Sunday, March 18, 2012

The Mountains of Madness Project Update

Here's the current version of the blueprint for the modified Dornier Wal aircraft used by the Miskatonic antarctic expedition. You can click through on the picture below for a slightly larger version, or head over here to download an 11" by 14.7" PDF. The odd size is caused by scaling down the 18" by 24" original to keep the file size reasonable.

In the upper left you'll find the rundown of the plane's electrical system. That information is based on the stock Wal's 24 volt configuration, modified by the addition of two heavy duty batteries and a backup two-stroke gasoline generator. In flight the craft can function perfectly well with the current from the airstream generator on the top deck. The secondary generator is used primarily to power the engine warming gear when the plane is on the ground.

The engine specs in the middle left are based on the ones used by Wolfgang von Gronau on his around the world flight. This is the one place where I engage in a bit of handwaving. Although the engines are close to stock I've assumed that the Miskatonic expedition used aviation gas with an octane rating of 93 or above. Fuel of that quality would be commonplace by WW II, powering the high compression engines of cutting edge fighters, but it was available within the timeframe of the story.

There are a few modifications to the stock airframe that aren't noticeable on casual examination. I've shortened the body and assumed that some of the steel frame has been replaced by machined aluminum, cutting the weight of the plane. Extending the lifting surface of the main wing helped generate more lift and significantly dropped the overall wing loading.

The blueprint is 98% complete and just needs a few more technical details, including the radio set. I've been able to find all kinds of information about period aviation transmitters and receivers used by military planes, but tracking down civilian models has been a little more difficult. Once I have that the blueprint should be finalized.

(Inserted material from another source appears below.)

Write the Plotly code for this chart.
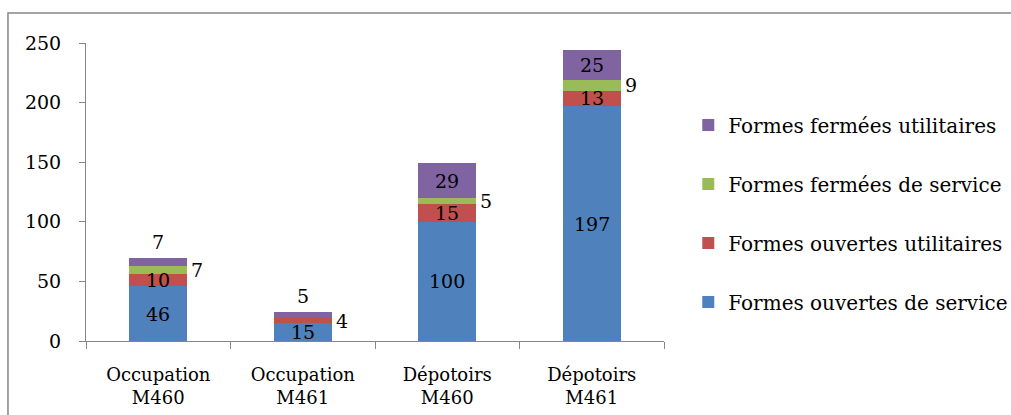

As always, your feedback is appreciated.


Handgrenadealien said...

This is fabulous. At the Mountains of Madness was the first Lovecraft story I read and material like this really helps fix the context in my mind.
Regards HGA.

Propnomicon said...

@ Handgrenadealien

Thank you for the very kind words.

Raven said...

Although centuries of technology separate them, what this gives me is the same delight I felt when first looking through blueprints of the starship Enterprise. Suddenly the fictitious craft seems very solid and real; you could walk into and around it, feel the rivets with your hands... which means, by association, the adventures seem more real as well.

Oh, well done.

CoastConFan said...

24 volt DC is pretty much the standard early on through WWII for aircraft. I suggest you find information on the type radio Amelia Earhart used for her semi-around the world trip. She used a wire antenna that was extended behind the plane to ensure radio contact with remote receivers. There is a book published about her radio silence called Amelia Earhart’s Radio, Why She Disappeared by Paul Rafford, Jr. at , which I haven’t read yet.

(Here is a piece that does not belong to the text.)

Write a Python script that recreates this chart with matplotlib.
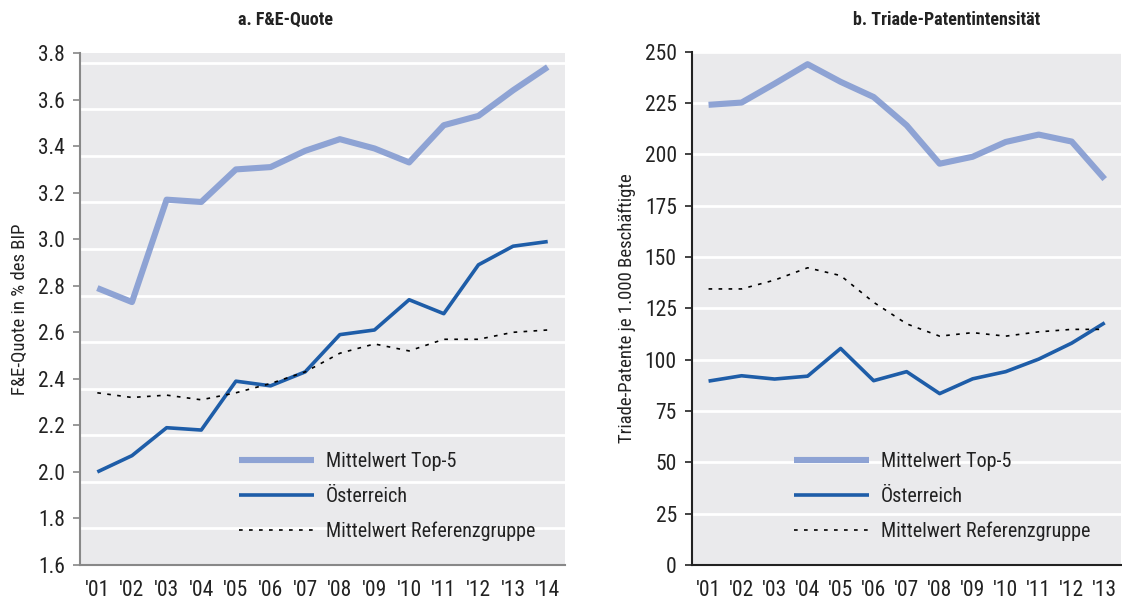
import os
import matplotlib
matplotlib.use('Agg')
import matplotlib.pyplot as plt
from matplotlib import font_manager as fm

years_a = ["'01", "'02", "'03", "'04", "'05", "'06", "'07", "'08", "'09", "'10", "'11", "'12", "'13", "'14"]
top5_a = [2.79, 2.73, 3.17, 3.16, 3.30, 3.31, 3.38, 3.43, 3.39, 3.33, 3.49, 3.53, 3.64, 3.74]
at_a = [2.00, 2.07, 2.19, 2.18, 2.39, 2.37, 2.43, 2.59, 2.61, 2.74, 2.68, 2.89, 2.97, 2.99]
ref_a = [2.34, 2.32, 2.33, 2.31, 2.34, 2.38, 2.43, 2.51, 2.55, 2.52, 2.57, 2.57, 2.60, 2.61]
yticks_a = [1.6, 1.8, 2.0, 2.2, 2.4, 2.6, 2.8, 3.0, 3.2, 3.4, 3.6, 3.8]

years_b = ["'01", "'02", "'03", "'04", "'05", "'06", "'07", "'08", "'09", "'10", "'11", "'12", "'13"]
top5_b = [224.2, 225.3, 234.5, 244.0, 235.4, 228.0, 214.2, 195.5, 198.9, 206.1, 209.7, 206.3, 188.0]
at_b = [89.6, 92.2, 90.6, 92.0, 105.5, 89.8, 94.2, 83.5, 90.7, 94.2, 100.3, 108.1, 118.0]
ref_b = [134.5, 134.5, 138.8, 144.8, 141.0, 128.0, 117.5, 111.5, 113.2, 111.5, 113.6, 114.8, 114.8]
yticks_b = [0, 25, 50, 75, 100, 125, 150, 175, 200, 225, 250]

labels = ['Mittelwert Top-5', 'Österreich', 'Mittelwert Referenzgruppe']
c_top5 = '#8ea3d4'
c_at = '#1e5da8'
bg = '#eaeaec'

# look for a narrow font, the original uses a condensed face
fam = None
stretch = 'normal'
for f in fm.fontManager.ttflist:
    if f.name in ('Liberation Sans Narrow', 'Roboto Condensed', 'Open Sans Condensed'):
        fam = f.name
        break
if fam is None:
    for f in fm.fontManager.ttflist:
        if f.name == 'DejaVu Sans' and 'Condensed' in os.path.basename(f.fname) \
                and 'Bold' not in os.path.basename(f.fname) and 'Oblique' not in os.path.basename(f.fname):
            fam = 'DejaVu Sans'
            stretch = 'condensed'
            break

if fam is None:
    plt.rcParams['font.family'] = ['DejaVu Sans']
    fs = 12.5
else:
    plt.rcParams['font.family'] = [fam, 'DejaVu Sans']
    plt.rcParams['font.stretch'] = stretch
    fs = 14.5 if fam != 'DejaVu Sans' else 13.5

fig = plt.figure(figsize=(11.22, 6.03), dpi=100)
ax1 = fig.add_axes([0.0713, 0.063, 0.4323, 0.849])
ax2 = fig.add_axes([0.6168, 0.063, 0.3825, 0.851])


def draw(ax, years, top5, at, ref, yticks, grid_shift, spine_col, ylabel, leg_x):
    x = list(range(len(years)))
    ax.set_facecolor(bg)
    for t in yticks[1:]:
        ax.axhline(t - grid_shift, color='white', lw=2, zorder=1)
    ax.plot(x, top5, color=c_top5, lw=4.4, solid_capstyle='butt', label=labels[0], zorder=3)
    ax.plot(x, at, color=c_at, lw=2.6, solid_capstyle='butt', label=labels[1], zorder=4)
    ax.plot(x, ref, color='black', lw=1.2, linestyle=(0, (2.2, 3.8)), label=labels[2], zorder=5)
    ax.set_xlim(-0.5, len(years) - 0.5)
    ax.set_ylim(yticks[0], yticks[-1])
    ax.set_yticks(yticks)
    ax.set_xticks(x)
    ax.set_xticklabels(years)
    for s in ['top', 'right']:
        ax.spines[s].set_visible(False)
    for s in ['left', 'bottom']:
        ax.spines[s].set_color(spine_col)
        ax.spines[s].set_linewidth(1.5)
    ax.tick_params(axis='x', length=0, pad=11, labelsize=fs + 1, colors='#222222')
    ax.tick_params(axis='y', length=5, width=1.2, color=spine_col, pad=6, labelsize=fs + 1, labelcolor='#222222')
    ax.set_ylabel(ylabel, fontsize=fs - 1, color='#222222', labelpad=6)
    leg = ax.legend(loc='center left', bbox_to_anchor=(leg_x, 0.133), frameon=False,
                    fontsize=fs, handlelength=3.7, handletextpad=0.6, labelspacing=0.78,
                    borderpad=0, borderaxespad=0)
    for t in leg.get_texts():
        t.set_color('#222222')


draw(ax1, years_a, top5_a, at_a, ref_a, yticks_a, 0.042, '#888888',
     'F&E-Quote in % des BIP', 0.328)
draw(ax2, years_b, top5_b, at_b, ref_b, yticks_b, 0, '#222222',
     'Triade-Patente je 1.000 Beschäftigte', 0.238)

fig.text(286 / 1122, 1 - 20 / 603, 'a. F&E-Quote', ha='center', va='center',
         fontsize=fs - 1.5, fontweight='bold', color='#222222')
fig.text(947 / 1122, 1 - 20 / 603, 'b. Triade-Patentintensität', ha='center', va='center',
         fontsize=fs - 1.5, fontweight='bold', color='#222222')

fig.savefig('out.png', dpi=100)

Yes, you are going to need more lift at higher altitude, that’s for sure. What is the new service ceiling and standard payload of the modified Wal vs the stock version? I really appreciate your efforts with this Wal conversion.

Alex Kaeda said...

what are the chances that an unreasonably large sized file that was 18" by 24" will be released (its recently come to my attention that Costco can do large-size prints - my neighbor got a photo turned into a poster for ten bucks there).

also, excellent work!

Propnomicon said...

@ Raven

The old Enterprise set is the exact same thing that hooked me on faux blueprints. I've never been a huge Star Trek fan, but I've always loved all the technical manuals based on the show.


The stock Wal could hit 3500m. While I'm obviously not an aeronautical engineer, I think the uprated engine and fuel will increase power output around 40%. With the extra lift from the enhanced wing and a 15% cut in base weight I think the expedition version can hit the 7000m ceiling the story requires.

Again, I admit there's some handwaving involved in the engine output.

@ Alex Kaeda

I'll release the full 18 x 24 version when it's finalized, but it should be cheaper to purchase it as part of the ATMOM prop set.

Phil said...

Well, all I can say is, Wal done!


Anonymous said...

I check *DAILY* looking to see if the prop set has gone live on Kickstarter yet ;-) Still upset I missed out on the last few.

Alex Kaeda said...

Oh sir, I'll be purchasing the set....

....I just couldn't help but think of how neat it could be to have a poster-sized blueprint hanging on the wall.